§ **Task directions**
From the entries below, reproduce exactly the lines from the one with "Emit a component" through the one with "import * as", both included, without images.

§ **Material**
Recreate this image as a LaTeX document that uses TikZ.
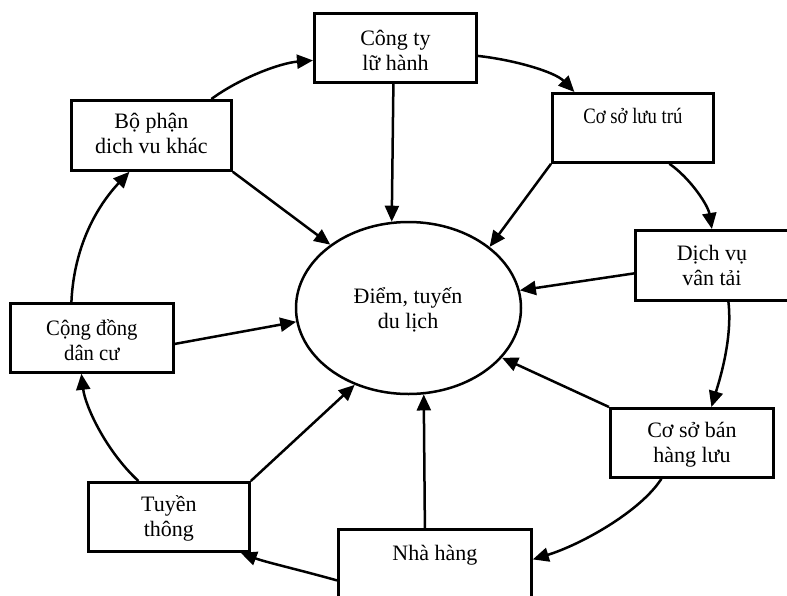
\documentclass[tikz,border=0pt]{standalone}
\usepackage{fontspec}
\usepackage{graphicx}
\setmainfont{Liberation Serif}
\usetikzlibrary{arrows.meta,shapes.geometric}
\begin{document}
\begin{tikzpicture}[x=1pt,y=-1pt,
  box/.style={draw, line width=2.8pt, inner sep=0pt, anchor=north west, minimum width=#1},
  box/.default=161pt,
  lbl/.style={anchor=base, align=center, inner sep=0pt, font=\fontsize{22}{25}\selectfont},
  arr/.style={line width=2.5pt, -{Triangle[length=16pt,width=14pt]}},
]
\useasboundingbox (0,0) rectangle (787,595);
\fill[white] (0,0) rectangle (787,595);

% boxes
\node[box=162pt, minimum height=69pt] (cty) at (313,12) {};
\node[box=161pt, minimum height=69pt] (csl) at (551,92) {};
\node[box=153pt, minimum height=70pt] (dvvt) at (634,229) {};
\node[box=163pt, minimum height=69pt] (csb) at (609,407) {};
\node[box=193pt, minimum height=90pt] (nh) at (337,528) {};
\node[box=161pt, minimum height=69pt] (tt) at (87,481) {};
\node[box=163pt, minimum height=69pt] (cd) at (9,302) {};
\node[box=160pt, minimum height=70pt] (bp) at (70,99) {};
\node[draw, ellipse, line width=2.5pt, minimum width=225pt, minimum height=172pt, inner sep=0pt] (el) at (408.5,308) {};

% labels (base anchor = baseline of the last line)
\node[lbl] (tcty) at ([yshift=-58pt]cty.north) {Công ty\\lữ hành};
\node[lbl] (tcsl) at ([yshift=-31pt]csl.north) {\scalebox{0.85}[1]{Cơ sở lưu trú}};
\node[lbl] (tdvvt) at ([yshift=-56pt]dvvt.north) {Dịch vụ\\vân tải};
\node[lbl] (tcsb) at ([yshift=-55pt]csb.north) {Cơ sở bán\\hàng lưu};
\node[lbl] (tnh) at ([yshift=-32pt]nh.north) {Nhà hàng};
\node[lbl] (ttt) at ([yshift=-55pt]tt.north) {Tuyền\\thông};
\node[lbl] (tcd) at ([yshift=-58pt]cd.north) {\scalebox{0.94}[1]{Cộng đồng}\\\scalebox{0.94}[1]{dân cư}};
\node[lbl] (tbp) at ([yshift=-54pt]bp.north) {Bộ phận\\dich vu khác};
\node[lbl] (tel) at (408,328) {Điểm, tuyến\\du lịch};

% straight arrows into the ellipse
\draw[arr] ([xshift=-2pt]cty.south) -- (el.101);
\draw[arr] (csl.south west) -- (el.37.5);
\draw[arr] ([yshift=-8pt]dvvt.west) -- (el.9.8);
\draw[arr] (csb.north west) -- (el.-28);
\draw[arr] ([xshift=-10pt]nh.north) -- (el.-80.4);
\draw[arr] (tt.north east) -- (el.235.5);
\draw[arr] ([yshift=-6pt]cd.east) -- (el.187.7);
\draw[arr] (bp.south east) -- (el.141);

% outer cycle
\draw[arr] ([xshift=60pt]bp.north) .. controls (240,78) and (280,63) .. ([yshift=-12.5pt]cty.west);
\draw[arr] ([yshift=-8pt]cty.east) .. controls (515,60) and (555,72) .. ([xshift=-58.5pt]csl.north);
\draw[arr] ([xshift=36.5pt]csl.south) .. controls (690,178) and (708,205) .. (dvvt.north);
\draw[arr] ([xshift=16.5pt]dvvt.south) .. controls (733,340) and (718,385) .. ([xshift=19.5pt]csb.north);
\draw[arr] ([xshift=-30.5pt]csb.south) .. controls (640,512) and (580,545) .. ([yshift=15pt]nh.east);
\draw[arr] ([yshift=-6pt]nh.west) .. controls (300,570) and (265,562) .. ([xshift=-10pt]tt.south east);
\draw[arr] ([xshift=-30.5pt]tt.north) .. controls (105,450) and (85,405) .. ([xshift=-10.5pt]cd.south);
\draw[arr] ([xshift=-20.5pt]cd.north) .. controls (74,245) and (98,205) .. ([xshift=-22pt]bp.south);
\end{tikzpicture}
\end{document}
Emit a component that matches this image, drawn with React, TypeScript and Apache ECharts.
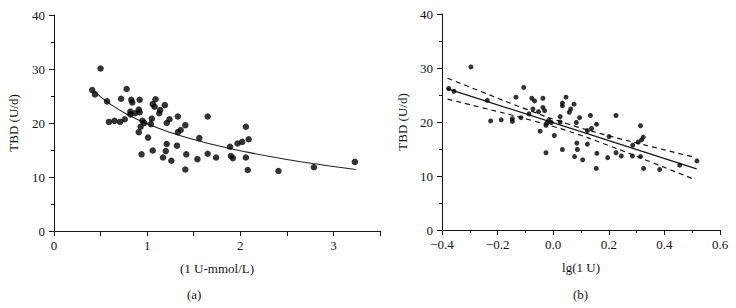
import React, { useEffect, useRef } from "react";
import * as echarts from "echarts";

// (a) TBD vs 1 U-mmol/L
const LEFT_POINTS: [number, number][] = [
  [0.41, 26.1], [0.44, 25.3], [0.5, 30.1], [0.57, 24.0], [0.59, 20.2], [0.65, 20.4],
  [0.71, 20.2], [0.72, 24.5], [0.76, 20.7], [0.78, 26.3], [0.83, 24.3], [0.84, 23.8],
  [0.82, 22.1], [0.82, 21.6], [0.87, 21.8], [0.92, 24.3], [0.91, 22.5], [0.92, 22.0],
  [0.91, 18.3], [0.93, 19.3], [0.95, 20.4], [0.97, 20.0], [0.94, 14.2], [1.01, 17.3],
  [1.04, 19.8], [1.05, 20.8], [1.06, 23.5], [1.08, 23.0], [1.09, 24.4], [1.06, 14.9],
  [1.13, 21.8], [1.14, 22.4], [1.19, 23.3], [1.21, 20.0], [1.24, 20.7], [1.21, 16.1],
  [1.2, 14.8], [1.17, 13.6], [1.26, 13.0], [1.32, 15.8], [1.33, 21.2], [1.33, 18.3],
  [1.36, 18.7], [1.41, 19.6], [1.42, 14.2], [1.41, 11.4], [1.54, 13.3], [1.56, 17.2],
  [1.65, 14.3], [1.65, 21.2], [1.74, 13.6], [1.89, 15.6], [1.9, 13.9], [1.92, 13.5],
  [1.97, 16.2], [2.02, 16.5], [2.06, 19.3], [2.06, 13.6], [2.09, 17.0], [2.08, 11.3],
  [2.41, 11.1], [2.79, 11.8], [3.23, 12.8],
];
const LEFT_CURVE_X = [0.44, 0.6, 0.8, 1.0, 1.25, 1.5, 1.75, 2.0, 2.5, 3.0, 3.24];
const LEFT_CURVE_Y = [25.78, 23.54, 21.47, 19.86, 18.25, 16.94, 15.83, 14.86, 13.25, 11.94, 11.39];

// (b) TBD vs lg(1 U)
const RIGHT_POINTS: [number, number][] = [
  [-0.376, 26.2], [-0.357, 25.7], [-0.296, 30.2], [-0.237, 24.0], [-0.225, 20.2],
  [-0.187, 20.4], [-0.147, 20.6], [-0.147, 20.1], [-0.134, 24.6], [-0.116, 20.8],
  [-0.106, 26.4], [-0.087, 21.5], [-0.077, 24.4], [-0.073, 22.4], [-0.067, 23.9],
  [-0.053, 21.9], [-0.047, 18.3], [-0.037, 24.4], [-0.037, 22.7], [-0.031, 22.1],
  [-0.026, 19.4], [-0.023, 19.8], [-0.026, 14.3], [-0.016, 20.3], [-0.007, 19.9],
  [0.004, 17.5], [0.025, 21.0], [0.025, 20.0], [0.033, 23.5], [0.033, 23.0],
  [0.033, 14.9], [0.046, 24.6], [0.058, 21.8], [0.063, 22.4], [0.075, 23.3],
  [0.077, 13.6], [0.083, 19.9], [0.085, 16.1], [0.087, 14.9], [0.095, 20.8],
  [0.106, 13.0], [0.123, 15.9], [0.123, 18.4], [0.134, 21.2], [0.138, 18.8],
  [0.156, 19.6], [0.157, 14.2], [0.155, 11.4], [0.196, 13.4], [0.201, 17.3],
  [0.226, 21.2], [0.226, 14.3], [0.245, 13.7], [0.285, 13.7], [0.286, 15.7],
  [0.306, 16.3], [0.314, 19.3], [0.314, 13.6], [0.318, 16.7], [0.324, 17.2],
  [0.325, 11.4], [0.383, 11.2], [0.455, 12.0], [0.517, 12.8],
];
const RIGHT_FIT_X = [-0.382, 0.516];
const RIGHT_FIT_Y = [26.2, 11.3];
const BAND_X = [-0.38, -0.25, -0.1, 0.05, 0.2, 0.35, 0.51];
const BAND_UPPER = [28.11, 25.44, 22.43, 19.68, 17.45, 15.48, 13.45];
const BAND_LOWER = [24.23, 22.58, 20.61, 18.38, 15.63, 12.62, 9.33];

const Y_TICKS = [0, 10, 20, 30, 40];
const LEFT_X_NAME = "(1 U-mmol/L)";
const RIGHT_X_NAME = "lg(1 U)";
const Y_NAME = "TBD (U/d)";

const FONT = "'Liberation Serif', 'DejaVu Serif', serif";
const INK = "#141414";

const zip = (xs: number[], ys: number[]) => xs.map((x, i) => [x, ys[i]]);

export default function App() {
  const ref = useRef<HTMLDivElement>(null);
  useEffect(() => {
    if (!ref.current) return;
    const chart = echarts.init(ref.current, undefined, { renderer: "svg" });
    const axisCommon = {
      axisLine: { show: true, onZero: false, lineStyle: { color: INK, width: 1 } },
      axisTick: { show: true, inside: false, length: 5, lineStyle: { color: INK, width: 1 } },
      splitLine: { show: false },
      axisLabel: { color: INK, fontFamily: FONT, fontSize: 13, margin: 8 },
      nameTextStyle: { color: INK, fontFamily: FONT, fontSize: 13 },
      nameLocation: "middle" as const,
    };
    const yAxisBase = {
      ...axisCommon,
      type: "value" as const,
      min: Y_TICKS[0],
      max: Y_TICKS[Y_TICKS.length - 1],
      interval: 10,
      minorTick: { show: true, splitNumber: 2, length: 3, lineStyle: { color: INK, width: 1 } },
      name: Y_NAME,
      nameGap: 34,
      axisLabel: { ...axisCommon.axisLabel, margin: 9 },
    };
    chart.setOption({
      animation: false,
      backgroundColor: "#ffffff",
      grid: [
        { left: 54, top: 15, width: 326, height: 216, containLabel: false, outerBoundsMode: "none" },
        { left: 442, top: 14, width: 278, height: 216, containLabel: false, outerBoundsMode: "none" },
      ],
      xAxis: [
        {
          ...axisCommon,
          type: "value",
          gridIndex: 0,
          min: 0,
          max: 3.5,
          interval: 0.5,
          name: LEFT_X_NAME,
          nameGap: 31,
          axisLabel: {
            ...axisCommon.axisLabel,
            formatter: (v: number) => (Math.abs(v - Math.round(v)) < 1e-6 ? String(Math.round(v)) : ""),
          },
        },
        {
          ...axisCommon,
          type: "value",
          gridIndex: 1,
          min: -0.4,
          max: 0.6,
          interval: 0.2,
          minorTick: { show: true, splitNumber: 2, length: 3, lineStyle: { color: INK, width: 1 } },
          name: RIGHT_X_NAME,
          nameGap: 31,
          axisLabel: {
            ...axisCommon.axisLabel,
            formatter: (v: number) =>
              Math.abs(v) < 1e-9 ? "0.0" : (v < 0 ? "\u2212" : "") + Math.abs(v).toFixed(1),
          },
        },
      ],
      yAxis: [
        { ...yAxisBase, gridIndex: 0 },
        { ...yAxisBase, gridIndex: 1, nameGap: 33 },
      ],
      series: [
        {
          type: "line",
          xAxisIndex: 0,
          yAxisIndex: 0,
          data: zip(LEFT_CURVE_X, LEFT_CURVE_Y),
          smooth: true,
          showSymbol: false,
          lineStyle: { color: "#222", width: 1.1 },
          z: 1,
        },
        {
          type: "scatter",
          xAxisIndex: 0,
          yAxisIndex: 0,
          data: LEFT_POINTS,
          symbol: "circle",
          symbolSize: 6.5,
          itemStyle: { color: "#000" },
          z: 3,
        },
        {
          type: "line",
          xAxisIndex: 1,
          yAxisIndex: 1,
          data: zip(RIGHT_FIT_X, RIGHT_FIT_Y),
          showSymbol: false,
          lineStyle: { color: "#111", width: 1.3 },
          z: 1,
        },
        {
          type: "line",
          xAxisIndex: 1,
          yAxisIndex: 1,
          data: zip(BAND_X, BAND_UPPER),
          smooth: true,
          showSymbol: false,
          lineStyle: { color: "#111", width: 1.2, type: [5, 4] },
          z: 1,
        },
        {
          type: "line",
          xAxisIndex: 1,
          yAxisIndex: 1,
          data: zip(BAND_X, BAND_LOWER),
          smooth: true,
          showSymbol: false,
          lineStyle: { color: "#111", width: 1.2, type: [5, 4] },
          z: 1,
        },
        {
          type: "scatter",
          xAxisIndex: 1,
          yAxisIndex: 1,
          data: RIGHT_POINTS,
          symbol: "circle",
          symbolSize: 5,
          itemStyle: { color: "#000" },
          z: 3,
        },
      ],
      graphic: [
        {
          type: "text",
          left: 187,
          top: 288,
          style: { text: "(a)", font: `13px ${FONT}`, fill: INK },
        },
        {
          type: "text",
          left: 573,
          top: 288,
          style: { text: "(b)", font: `13px ${FONT}`, fill: INK },
        },
      ],
    });
    return () => chart.dispose();
  }, []);
  return (
    <div
      ref={ref}
      style={{ position: "fixed", left: 0, top: 0, width: 736, height: 308, background: "#fff" }}
    />
  );
}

§ **Answer to this problem**
Emit a component that matches this image, drawn with React, TypeScript and Apache ECharts.
import React, { useEffect, useRef } from "react";
import * as echarts from "echarts";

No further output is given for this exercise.